▶ MATERIALS PROVIDED:
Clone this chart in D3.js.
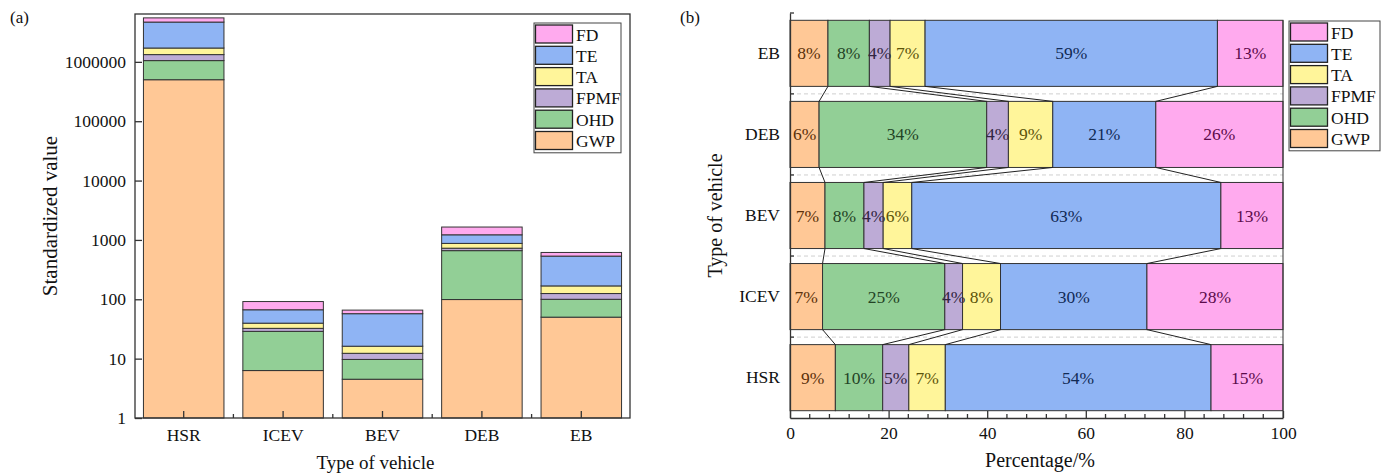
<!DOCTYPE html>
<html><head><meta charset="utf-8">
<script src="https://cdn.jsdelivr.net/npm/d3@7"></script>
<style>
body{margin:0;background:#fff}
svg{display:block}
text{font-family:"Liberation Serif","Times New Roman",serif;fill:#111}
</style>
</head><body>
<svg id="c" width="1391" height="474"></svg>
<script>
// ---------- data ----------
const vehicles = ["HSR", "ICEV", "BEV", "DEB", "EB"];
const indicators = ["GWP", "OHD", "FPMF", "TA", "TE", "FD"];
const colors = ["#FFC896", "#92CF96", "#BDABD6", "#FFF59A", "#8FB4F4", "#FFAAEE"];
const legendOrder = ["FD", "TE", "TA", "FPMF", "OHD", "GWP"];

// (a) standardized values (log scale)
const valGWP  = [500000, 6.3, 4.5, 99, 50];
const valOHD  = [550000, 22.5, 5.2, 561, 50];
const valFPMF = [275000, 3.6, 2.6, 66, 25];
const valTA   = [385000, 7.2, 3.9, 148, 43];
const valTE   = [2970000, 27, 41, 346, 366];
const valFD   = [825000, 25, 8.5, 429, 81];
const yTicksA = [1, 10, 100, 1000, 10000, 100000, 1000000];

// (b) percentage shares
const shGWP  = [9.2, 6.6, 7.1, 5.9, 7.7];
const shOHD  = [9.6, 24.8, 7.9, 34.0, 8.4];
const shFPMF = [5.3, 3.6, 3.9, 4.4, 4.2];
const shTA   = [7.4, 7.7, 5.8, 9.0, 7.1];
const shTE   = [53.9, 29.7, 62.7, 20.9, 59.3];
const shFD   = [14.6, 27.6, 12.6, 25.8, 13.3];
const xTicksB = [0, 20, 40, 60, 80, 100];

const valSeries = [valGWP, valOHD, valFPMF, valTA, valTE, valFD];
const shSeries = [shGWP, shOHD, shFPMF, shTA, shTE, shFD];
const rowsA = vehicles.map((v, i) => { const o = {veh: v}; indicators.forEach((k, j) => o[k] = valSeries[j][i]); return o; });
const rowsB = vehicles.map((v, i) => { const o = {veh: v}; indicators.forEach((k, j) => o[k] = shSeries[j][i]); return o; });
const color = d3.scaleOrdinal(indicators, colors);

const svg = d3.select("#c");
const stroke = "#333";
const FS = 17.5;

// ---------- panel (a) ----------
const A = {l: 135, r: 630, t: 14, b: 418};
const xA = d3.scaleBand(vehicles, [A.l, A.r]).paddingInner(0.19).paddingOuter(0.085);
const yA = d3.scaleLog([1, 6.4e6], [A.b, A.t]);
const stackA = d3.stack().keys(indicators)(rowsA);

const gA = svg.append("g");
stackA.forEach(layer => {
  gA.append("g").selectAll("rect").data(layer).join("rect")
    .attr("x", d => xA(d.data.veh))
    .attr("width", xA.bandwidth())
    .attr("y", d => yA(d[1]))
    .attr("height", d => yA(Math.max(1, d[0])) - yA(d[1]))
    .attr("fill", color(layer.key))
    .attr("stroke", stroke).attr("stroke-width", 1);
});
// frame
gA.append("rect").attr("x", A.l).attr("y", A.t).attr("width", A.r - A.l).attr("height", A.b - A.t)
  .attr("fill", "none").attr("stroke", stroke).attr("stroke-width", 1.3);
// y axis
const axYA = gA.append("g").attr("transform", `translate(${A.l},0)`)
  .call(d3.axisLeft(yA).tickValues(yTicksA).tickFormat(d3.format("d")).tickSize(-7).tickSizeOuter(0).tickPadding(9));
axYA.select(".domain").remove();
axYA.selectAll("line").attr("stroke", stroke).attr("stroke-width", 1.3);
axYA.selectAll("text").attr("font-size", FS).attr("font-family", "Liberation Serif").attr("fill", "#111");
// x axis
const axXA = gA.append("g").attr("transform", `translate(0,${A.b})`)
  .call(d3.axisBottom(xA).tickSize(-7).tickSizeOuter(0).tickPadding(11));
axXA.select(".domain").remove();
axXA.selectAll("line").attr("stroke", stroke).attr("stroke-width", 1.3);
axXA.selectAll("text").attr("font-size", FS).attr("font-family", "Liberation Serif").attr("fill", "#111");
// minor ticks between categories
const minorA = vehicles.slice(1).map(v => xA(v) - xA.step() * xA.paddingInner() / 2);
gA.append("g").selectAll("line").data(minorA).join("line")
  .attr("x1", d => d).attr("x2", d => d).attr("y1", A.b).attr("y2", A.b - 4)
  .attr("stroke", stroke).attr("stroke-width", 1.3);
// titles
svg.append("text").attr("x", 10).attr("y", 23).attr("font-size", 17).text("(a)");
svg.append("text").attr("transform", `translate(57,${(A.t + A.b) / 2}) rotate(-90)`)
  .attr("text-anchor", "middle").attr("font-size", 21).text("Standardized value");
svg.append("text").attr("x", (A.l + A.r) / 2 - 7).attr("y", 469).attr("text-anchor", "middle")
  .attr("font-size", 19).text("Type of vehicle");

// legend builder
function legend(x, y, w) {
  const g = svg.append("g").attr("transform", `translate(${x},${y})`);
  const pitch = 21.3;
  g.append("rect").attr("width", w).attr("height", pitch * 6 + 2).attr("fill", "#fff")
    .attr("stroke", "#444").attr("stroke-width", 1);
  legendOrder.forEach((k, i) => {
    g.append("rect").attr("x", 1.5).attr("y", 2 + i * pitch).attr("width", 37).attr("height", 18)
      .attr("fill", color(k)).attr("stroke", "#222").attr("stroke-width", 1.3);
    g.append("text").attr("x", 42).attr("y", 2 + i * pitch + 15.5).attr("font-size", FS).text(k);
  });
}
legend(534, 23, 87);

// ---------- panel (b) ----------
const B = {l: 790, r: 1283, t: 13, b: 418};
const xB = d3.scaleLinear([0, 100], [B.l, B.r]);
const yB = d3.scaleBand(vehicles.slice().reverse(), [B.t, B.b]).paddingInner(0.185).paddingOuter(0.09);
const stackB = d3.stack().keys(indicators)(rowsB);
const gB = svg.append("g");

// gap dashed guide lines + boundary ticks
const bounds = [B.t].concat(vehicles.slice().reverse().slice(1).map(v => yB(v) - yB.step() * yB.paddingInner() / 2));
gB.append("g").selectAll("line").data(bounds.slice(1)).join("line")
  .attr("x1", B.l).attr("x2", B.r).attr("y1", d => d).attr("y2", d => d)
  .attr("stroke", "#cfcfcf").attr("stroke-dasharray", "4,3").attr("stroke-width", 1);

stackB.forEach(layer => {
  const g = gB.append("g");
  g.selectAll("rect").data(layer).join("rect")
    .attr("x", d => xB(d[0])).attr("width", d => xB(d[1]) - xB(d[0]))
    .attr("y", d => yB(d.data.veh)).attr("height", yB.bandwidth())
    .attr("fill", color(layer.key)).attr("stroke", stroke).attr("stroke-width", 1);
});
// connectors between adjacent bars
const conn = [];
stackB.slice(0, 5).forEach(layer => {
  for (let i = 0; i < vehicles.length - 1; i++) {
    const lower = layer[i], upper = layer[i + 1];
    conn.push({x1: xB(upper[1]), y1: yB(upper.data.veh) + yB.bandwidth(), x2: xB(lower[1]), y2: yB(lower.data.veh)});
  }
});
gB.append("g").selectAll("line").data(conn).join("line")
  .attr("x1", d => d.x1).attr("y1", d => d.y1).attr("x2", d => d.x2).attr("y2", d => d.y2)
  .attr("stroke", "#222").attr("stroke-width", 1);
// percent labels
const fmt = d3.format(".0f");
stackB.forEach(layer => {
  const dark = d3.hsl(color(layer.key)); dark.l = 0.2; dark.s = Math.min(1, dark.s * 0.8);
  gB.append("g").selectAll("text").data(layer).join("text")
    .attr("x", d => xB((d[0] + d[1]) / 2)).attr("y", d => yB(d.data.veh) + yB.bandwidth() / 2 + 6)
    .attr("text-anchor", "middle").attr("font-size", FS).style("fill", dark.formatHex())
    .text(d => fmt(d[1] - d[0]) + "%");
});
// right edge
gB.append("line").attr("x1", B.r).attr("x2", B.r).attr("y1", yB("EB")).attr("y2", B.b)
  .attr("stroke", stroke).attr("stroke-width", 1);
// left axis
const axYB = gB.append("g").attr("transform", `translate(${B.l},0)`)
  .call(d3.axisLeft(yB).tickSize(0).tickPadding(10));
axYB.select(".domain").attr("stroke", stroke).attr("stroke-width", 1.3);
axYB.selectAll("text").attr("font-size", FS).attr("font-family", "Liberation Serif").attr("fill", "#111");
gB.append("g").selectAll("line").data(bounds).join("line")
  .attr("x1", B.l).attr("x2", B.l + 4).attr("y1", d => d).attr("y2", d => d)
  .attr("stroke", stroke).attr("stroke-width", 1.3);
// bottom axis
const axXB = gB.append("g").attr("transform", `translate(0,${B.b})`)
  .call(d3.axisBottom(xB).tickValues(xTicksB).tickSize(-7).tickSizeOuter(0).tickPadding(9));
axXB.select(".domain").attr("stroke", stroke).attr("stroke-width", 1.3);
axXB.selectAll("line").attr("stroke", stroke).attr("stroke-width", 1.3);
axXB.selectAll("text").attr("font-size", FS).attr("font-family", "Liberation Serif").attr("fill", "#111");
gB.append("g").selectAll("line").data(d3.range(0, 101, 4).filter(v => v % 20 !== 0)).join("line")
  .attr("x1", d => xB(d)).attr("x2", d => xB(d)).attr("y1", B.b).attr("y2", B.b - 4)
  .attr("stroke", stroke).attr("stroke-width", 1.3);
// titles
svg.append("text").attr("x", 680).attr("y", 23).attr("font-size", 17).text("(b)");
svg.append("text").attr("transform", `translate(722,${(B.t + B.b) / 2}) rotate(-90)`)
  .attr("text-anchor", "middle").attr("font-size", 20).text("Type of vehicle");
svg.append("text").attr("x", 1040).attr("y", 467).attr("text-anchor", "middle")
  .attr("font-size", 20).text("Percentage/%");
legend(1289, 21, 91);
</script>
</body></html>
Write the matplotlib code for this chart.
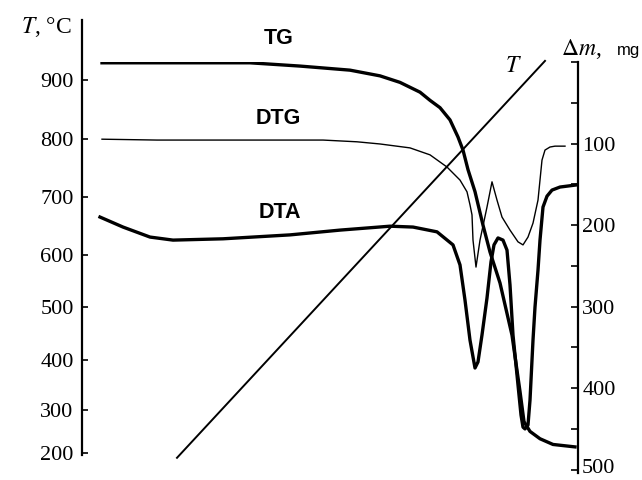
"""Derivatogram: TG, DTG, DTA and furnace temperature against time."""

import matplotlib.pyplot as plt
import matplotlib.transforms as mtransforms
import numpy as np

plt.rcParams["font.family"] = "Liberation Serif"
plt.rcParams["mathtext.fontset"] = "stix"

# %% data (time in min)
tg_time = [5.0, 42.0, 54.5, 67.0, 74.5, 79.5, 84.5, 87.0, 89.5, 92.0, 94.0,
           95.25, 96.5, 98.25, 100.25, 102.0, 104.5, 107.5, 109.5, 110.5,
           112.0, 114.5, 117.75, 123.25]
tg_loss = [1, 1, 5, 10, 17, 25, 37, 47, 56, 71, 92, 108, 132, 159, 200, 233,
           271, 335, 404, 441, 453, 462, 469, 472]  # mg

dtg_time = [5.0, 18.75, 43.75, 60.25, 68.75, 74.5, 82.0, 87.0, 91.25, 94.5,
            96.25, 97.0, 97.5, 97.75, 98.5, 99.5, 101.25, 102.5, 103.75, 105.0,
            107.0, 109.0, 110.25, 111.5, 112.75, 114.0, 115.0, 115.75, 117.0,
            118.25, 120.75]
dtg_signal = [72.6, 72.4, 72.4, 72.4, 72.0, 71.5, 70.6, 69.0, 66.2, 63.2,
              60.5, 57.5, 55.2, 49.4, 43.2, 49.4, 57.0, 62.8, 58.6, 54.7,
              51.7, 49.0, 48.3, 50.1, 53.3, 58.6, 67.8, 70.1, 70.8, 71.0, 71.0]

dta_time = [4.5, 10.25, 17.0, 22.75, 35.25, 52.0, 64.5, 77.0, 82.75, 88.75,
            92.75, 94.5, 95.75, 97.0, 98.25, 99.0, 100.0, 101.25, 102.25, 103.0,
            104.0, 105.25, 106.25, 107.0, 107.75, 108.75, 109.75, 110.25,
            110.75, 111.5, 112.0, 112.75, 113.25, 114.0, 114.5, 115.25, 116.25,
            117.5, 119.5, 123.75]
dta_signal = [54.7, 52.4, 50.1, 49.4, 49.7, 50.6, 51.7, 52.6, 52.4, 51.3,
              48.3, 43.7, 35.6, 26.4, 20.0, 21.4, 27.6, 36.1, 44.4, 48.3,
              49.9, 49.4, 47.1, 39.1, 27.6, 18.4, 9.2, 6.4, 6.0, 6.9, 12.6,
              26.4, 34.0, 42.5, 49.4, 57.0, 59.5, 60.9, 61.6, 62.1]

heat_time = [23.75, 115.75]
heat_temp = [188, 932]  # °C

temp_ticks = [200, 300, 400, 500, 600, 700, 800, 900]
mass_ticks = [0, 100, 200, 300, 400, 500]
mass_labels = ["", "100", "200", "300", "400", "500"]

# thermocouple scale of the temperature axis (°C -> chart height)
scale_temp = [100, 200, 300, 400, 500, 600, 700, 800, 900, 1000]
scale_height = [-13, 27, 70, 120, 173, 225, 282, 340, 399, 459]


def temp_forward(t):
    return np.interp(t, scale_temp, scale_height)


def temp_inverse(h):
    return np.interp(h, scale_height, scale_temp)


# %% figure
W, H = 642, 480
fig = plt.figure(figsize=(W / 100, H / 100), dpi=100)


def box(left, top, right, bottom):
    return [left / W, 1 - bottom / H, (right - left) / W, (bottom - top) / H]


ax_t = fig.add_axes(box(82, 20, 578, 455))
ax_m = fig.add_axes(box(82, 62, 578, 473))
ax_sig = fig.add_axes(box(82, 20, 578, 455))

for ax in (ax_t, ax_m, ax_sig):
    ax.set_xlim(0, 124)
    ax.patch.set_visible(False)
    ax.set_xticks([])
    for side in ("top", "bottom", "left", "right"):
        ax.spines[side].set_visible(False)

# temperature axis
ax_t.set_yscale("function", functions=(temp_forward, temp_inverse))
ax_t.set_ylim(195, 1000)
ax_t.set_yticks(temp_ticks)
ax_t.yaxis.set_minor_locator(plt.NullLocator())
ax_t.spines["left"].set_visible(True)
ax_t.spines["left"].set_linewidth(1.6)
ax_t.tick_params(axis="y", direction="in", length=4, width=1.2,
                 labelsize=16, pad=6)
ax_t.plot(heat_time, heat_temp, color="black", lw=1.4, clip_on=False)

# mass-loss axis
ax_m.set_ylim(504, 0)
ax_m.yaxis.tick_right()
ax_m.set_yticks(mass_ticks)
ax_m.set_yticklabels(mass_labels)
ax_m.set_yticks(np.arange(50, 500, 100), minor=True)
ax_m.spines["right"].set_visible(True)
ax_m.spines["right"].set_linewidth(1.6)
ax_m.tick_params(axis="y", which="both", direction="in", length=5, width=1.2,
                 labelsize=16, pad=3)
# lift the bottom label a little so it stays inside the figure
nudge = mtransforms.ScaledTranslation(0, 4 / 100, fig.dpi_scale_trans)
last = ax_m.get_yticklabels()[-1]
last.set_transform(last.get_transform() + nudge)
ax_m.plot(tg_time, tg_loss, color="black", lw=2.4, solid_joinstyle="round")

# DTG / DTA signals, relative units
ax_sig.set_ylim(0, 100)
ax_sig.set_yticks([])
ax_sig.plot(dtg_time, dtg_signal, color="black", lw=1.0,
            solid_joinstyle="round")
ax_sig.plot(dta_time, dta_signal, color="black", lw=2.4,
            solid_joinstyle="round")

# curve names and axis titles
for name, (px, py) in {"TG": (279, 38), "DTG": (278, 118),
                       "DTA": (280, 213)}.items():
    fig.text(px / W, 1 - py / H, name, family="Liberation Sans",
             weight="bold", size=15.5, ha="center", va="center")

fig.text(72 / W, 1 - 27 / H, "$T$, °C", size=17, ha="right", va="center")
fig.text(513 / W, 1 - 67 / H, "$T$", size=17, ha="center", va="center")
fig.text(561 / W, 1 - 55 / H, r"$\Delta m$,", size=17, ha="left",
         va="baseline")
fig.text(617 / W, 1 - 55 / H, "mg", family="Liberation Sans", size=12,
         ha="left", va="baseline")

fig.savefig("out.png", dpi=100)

▶ STATED EXERCISE:
The first line to give again is the one with "Write the matplotlib code for this chart.", and the last is the one with "70.8, 71.0, 71.0]". Repeat them and everything between exactly, minus the pictures.

▶ RESPONSE TO THE EXERCISE:
Write the matplotlib code for this chart.
"""Derivatogram: TG, DTG, DTA and furnace temperature against time."""

import matplotlib.pyplot as plt
import matplotlib.transforms as mtransforms
import numpy as np

plt.rcParams["font.family"] = "Liberation Serif"
plt.rcParams["mathtext.fontset"] = "stix"

# %% data (time in min)
tg_time = [5.0, 42.0, 54.5, 67.0, 74.5, 79.5, 84.5, 87.0, 89.5, 92.0, 94.0,
           95.25, 96.5, 98.25, 100.25, 102.0, 104.5, 107.5, 109.5, 110.5,
           112.0, 114.5, 117.75, 123.25]
tg_loss = [1, 1, 5, 10, 17, 25, 37, 47, 56, 71, 92, 108, 132, 159, 200, 233,
           271, 335, 404, 441, 453, 462, 469, 472]  # mg

dtg_time = [5.0, 18.75, 43.75, 60.25, 68.75, 74.5, 82.0, 87.0, 91.25, 94.5,
            96.25, 97.0, 97.5, 97.75, 98.5, 99.5, 101.25, 102.5, 103.75, 105.0,
            107.0, 109.0, 110.25, 111.5, 112.75, 114.0, 115.0, 115.75, 117.0,
            118.25, 120.75]
dtg_signal = [72.6, 72.4, 72.4, 72.4, 72.0, 71.5, 70.6, 69.0, 66.2, 63.2,
              60.5, 57.5, 55.2, 49.4, 43.2, 49.4, 57.0, 62.8, 58.6, 54.7,
              51.7, 49.0, 48.3, 50.1, 53.3, 58.6, 67.8, 70.1, 70.8, 71.0, 71.0]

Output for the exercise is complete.